• _Information provided_
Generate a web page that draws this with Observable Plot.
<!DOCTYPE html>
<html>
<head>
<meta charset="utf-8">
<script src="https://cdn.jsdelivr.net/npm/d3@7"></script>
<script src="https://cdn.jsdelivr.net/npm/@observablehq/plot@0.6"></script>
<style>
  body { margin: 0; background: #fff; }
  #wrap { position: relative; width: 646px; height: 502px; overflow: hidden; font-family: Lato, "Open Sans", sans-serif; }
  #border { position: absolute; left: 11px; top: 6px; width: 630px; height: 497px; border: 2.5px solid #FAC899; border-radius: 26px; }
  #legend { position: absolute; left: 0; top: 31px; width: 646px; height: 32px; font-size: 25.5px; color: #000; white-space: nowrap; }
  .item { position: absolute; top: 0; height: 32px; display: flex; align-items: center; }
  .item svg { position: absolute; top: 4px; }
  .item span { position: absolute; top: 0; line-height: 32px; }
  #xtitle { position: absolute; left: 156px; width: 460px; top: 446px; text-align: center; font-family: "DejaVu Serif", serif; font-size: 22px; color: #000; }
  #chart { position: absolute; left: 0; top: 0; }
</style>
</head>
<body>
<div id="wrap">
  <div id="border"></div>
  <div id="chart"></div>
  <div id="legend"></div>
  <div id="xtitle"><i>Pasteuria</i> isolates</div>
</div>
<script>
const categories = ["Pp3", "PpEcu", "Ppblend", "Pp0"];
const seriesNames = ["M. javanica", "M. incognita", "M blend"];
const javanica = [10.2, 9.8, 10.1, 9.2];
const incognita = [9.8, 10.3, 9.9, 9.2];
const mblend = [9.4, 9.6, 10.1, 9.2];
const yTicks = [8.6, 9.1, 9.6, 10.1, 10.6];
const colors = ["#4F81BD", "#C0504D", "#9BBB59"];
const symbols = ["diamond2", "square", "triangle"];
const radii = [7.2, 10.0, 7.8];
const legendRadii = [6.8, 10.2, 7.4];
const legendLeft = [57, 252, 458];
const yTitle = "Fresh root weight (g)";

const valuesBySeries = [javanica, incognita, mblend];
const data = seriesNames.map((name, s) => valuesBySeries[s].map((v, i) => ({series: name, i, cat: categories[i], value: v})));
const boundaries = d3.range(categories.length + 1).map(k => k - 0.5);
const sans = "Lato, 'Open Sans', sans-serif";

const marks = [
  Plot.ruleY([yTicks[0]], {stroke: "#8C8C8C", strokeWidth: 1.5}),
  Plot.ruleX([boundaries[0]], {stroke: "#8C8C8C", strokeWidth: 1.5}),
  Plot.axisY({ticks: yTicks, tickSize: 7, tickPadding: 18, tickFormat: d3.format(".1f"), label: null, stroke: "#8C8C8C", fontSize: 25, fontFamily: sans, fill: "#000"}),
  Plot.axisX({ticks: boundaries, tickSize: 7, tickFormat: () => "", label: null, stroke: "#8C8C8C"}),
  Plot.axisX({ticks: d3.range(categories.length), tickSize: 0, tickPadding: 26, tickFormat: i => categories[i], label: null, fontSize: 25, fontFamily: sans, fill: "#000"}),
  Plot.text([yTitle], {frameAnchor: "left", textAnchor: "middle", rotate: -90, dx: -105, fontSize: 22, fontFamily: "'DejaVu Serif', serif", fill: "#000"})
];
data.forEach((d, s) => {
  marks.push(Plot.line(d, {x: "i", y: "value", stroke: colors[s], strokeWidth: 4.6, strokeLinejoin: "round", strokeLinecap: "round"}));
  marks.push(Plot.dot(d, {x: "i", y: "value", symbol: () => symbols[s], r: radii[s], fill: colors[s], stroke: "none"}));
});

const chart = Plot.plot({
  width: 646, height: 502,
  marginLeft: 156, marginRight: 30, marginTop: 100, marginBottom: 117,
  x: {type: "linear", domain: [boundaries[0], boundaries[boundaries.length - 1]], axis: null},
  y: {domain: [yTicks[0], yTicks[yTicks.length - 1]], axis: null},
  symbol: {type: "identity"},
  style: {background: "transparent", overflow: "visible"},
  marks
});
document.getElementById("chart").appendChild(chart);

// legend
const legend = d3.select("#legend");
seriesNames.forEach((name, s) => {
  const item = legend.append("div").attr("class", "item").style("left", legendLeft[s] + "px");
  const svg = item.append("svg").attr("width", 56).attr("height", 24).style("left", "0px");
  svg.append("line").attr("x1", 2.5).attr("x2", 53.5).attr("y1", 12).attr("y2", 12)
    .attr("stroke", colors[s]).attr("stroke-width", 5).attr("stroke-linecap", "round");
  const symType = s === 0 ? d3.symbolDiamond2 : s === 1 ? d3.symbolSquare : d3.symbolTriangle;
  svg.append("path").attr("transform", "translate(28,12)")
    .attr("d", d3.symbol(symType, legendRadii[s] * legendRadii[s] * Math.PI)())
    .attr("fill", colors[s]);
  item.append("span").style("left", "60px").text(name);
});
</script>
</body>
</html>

• _Exercise objective_
All of the lines above need to be given again exactly.

• _Correct result_
Generate a web page that draws this with Observable Plot.
<!DOCTYPE html>
<html>
<head>
<meta charset="utf-8">
<script src="https://cdn.jsdelivr.net/npm/d3@7"></script>
<script src="https://cdn.jsdelivr.net/npm/@observablehq/plot@0.6"></script>
<style>
  body { margin: 0; background: #fff; }
  #wrap { position: relative; width: 646px; height: 502px; overflow: hidden; font-family: Lato, "Open Sans", sans-serif; }
  #border { position: absolute; left: 11px; top: 6px; width: 630px; height: 497px; border: 2.5px solid #FAC899; border-radius: 26px; }
  #legend { position: absolute; left: 0; top: 31px; width: 646px; height: 32px; font-size: 25.5px; color: #000; white-space: nowrap; }
  .item { position: absolute; top: 0; height: 32px; display: flex; align-items: center; }
  .item svg { position: absolute; top: 4px; }
  .item span { position: absolute; top: 0; line-height: 32px; }
  #xtitle { position: absolute; left: 156px; width: 460px; top: 446px; text-align: center; font-family: "DejaVu Serif", serif; font-size: 22px; color: #000; }
  #chart { position: absolute; left: 0; top: 0; }
</style>
</head>
<body>
<div id="wrap">
  <div id="border"></div>
  <div id="chart"></div>
  <div id="legend"></div>
  <div id="xtitle"><i>Pasteuria</i> isolates</div>
</div>
<script>
const categories = ["Pp3", "PpEcu", "Ppblend", "Pp0"];
const seriesNames = ["M. javanica", "M. incognita", "M blend"];
const javanica = [10.2, 9.8, 10.1, 9.2];
const incognita = [9.8, 10.3, 9.9, 9.2];
const mblend = [9.4, 9.6, 10.1, 9.2];
const yTicks = [8.6, 9.1, 9.6, 10.1, 10.6];
const colors = ["#4F81BD", "#C0504D", "#9BBB59"];
const symbols = ["diamond2", "square", "triangle"];
const radii = [7.2, 10.0, 7.8];
const legendRadii = [6.8, 10.2, 7.4];
const legendLeft = [57, 252, 458];
const yTitle = "Fresh root weight (g)";

const valuesBySeries = [javanica, incognita, mblend];
const data = seriesNames.map((name, s) => valuesBySeries[s].map((v, i) => ({series: name, i, cat: categories[i], value: v})));
const boundaries = d3.range(categories.length + 1).map(k => k - 0.5);
const sans = "Lato, 'Open Sans', sans-serif";

const marks = [
  Plot.ruleY([yTicks[0]], {stroke: "#8C8C8C", strokeWidth: 1.5}),
  Plot.ruleX([boundaries[0]], {stroke: "#8C8C8C", strokeWidth: 1.5}),
  Plot.axisY({ticks: yTicks, tickSize: 7, tickPadding: 18, tickFormat: d3.format(".1f"), label: null, stroke: "#8C8C8C", fontSize: 25, fontFamily: sans, fill: "#000"}),
  Plot.axisX({ticks: boundaries, tickSize: 7, tickFormat: () => "", label: null, stroke: "#8C8C8C"}),
  Plot.axisX({ticks: d3.range(categories.length), tickSize: 0, tickPadding: 26, tickFormat: i => categories[i], label: null, fontSize: 25, fontFamily: sans, fill: "#000"}),
  Plot.text([yTitle], {frameAnchor: "left", textAnchor: "middle", rotate: -90, dx: -105, fontSize: 22, fontFamily: "'DejaVu Serif', serif", fill: "#000"})
];
data.forEach((d, s) => {
  marks.push(Plot.line(d, {x: "i", y: "value", stroke: colors[s], strokeWidth: 4.6, strokeLinejoin: "round", strokeLinecap: "round"}));
  marks.push(Plot.dot(d, {x: "i", y: "value", symbol: () => symbols[s], r: radii[s], fill: colors[s], stroke: "none"}));
});

const chart = Plot.plot({
  width: 646, height: 502,
  marginLeft: 156, marginRight: 30, marginTop: 100, marginBottom: 117,
  x: {type: "linear", domain: [boundaries[0], boundaries[boundaries.length - 1]], axis: null},
  y: {domain: [yTicks[0], yTicks[yTicks.length - 1]], axis: null},
  symbol: {type: "identity"},
  style: {background: "transparent", overflow: "visible"},
  marks
});
document.getElementById("chart").appendChild(chart);

// legend
const legend = d3.select("#legend");
seriesNames.forEach((name, s) => {
  const item = legend.append("div").attr("class", "item").style("left", legendLeft[s] + "px");
  const svg = item.append("svg").attr("width", 56).attr("height", 24).style("left", "0px");
  svg.append("line").attr("x1", 2.5).attr("x2", 53.5).attr("y1", 12).attr("y2", 12)
    .attr("stroke", colors[s]).attr("stroke-width", 5).attr("stroke-linecap", "round");
  const symType = s === 0 ? d3.symbolDiamond2 : s === 1 ? d3.symbolSquare : d3.symbolTriangle;
  svg.append("path").attr("transform", "translate(28,12)")
    .attr("d", d3.symbol(symType, legendRadii[s] * legendRadii[s] * Math.PI)())
    .attr("fill", colors[s]);
  item.append("span").style("left", "60px").text(name);
});
</script>
</body>
</html>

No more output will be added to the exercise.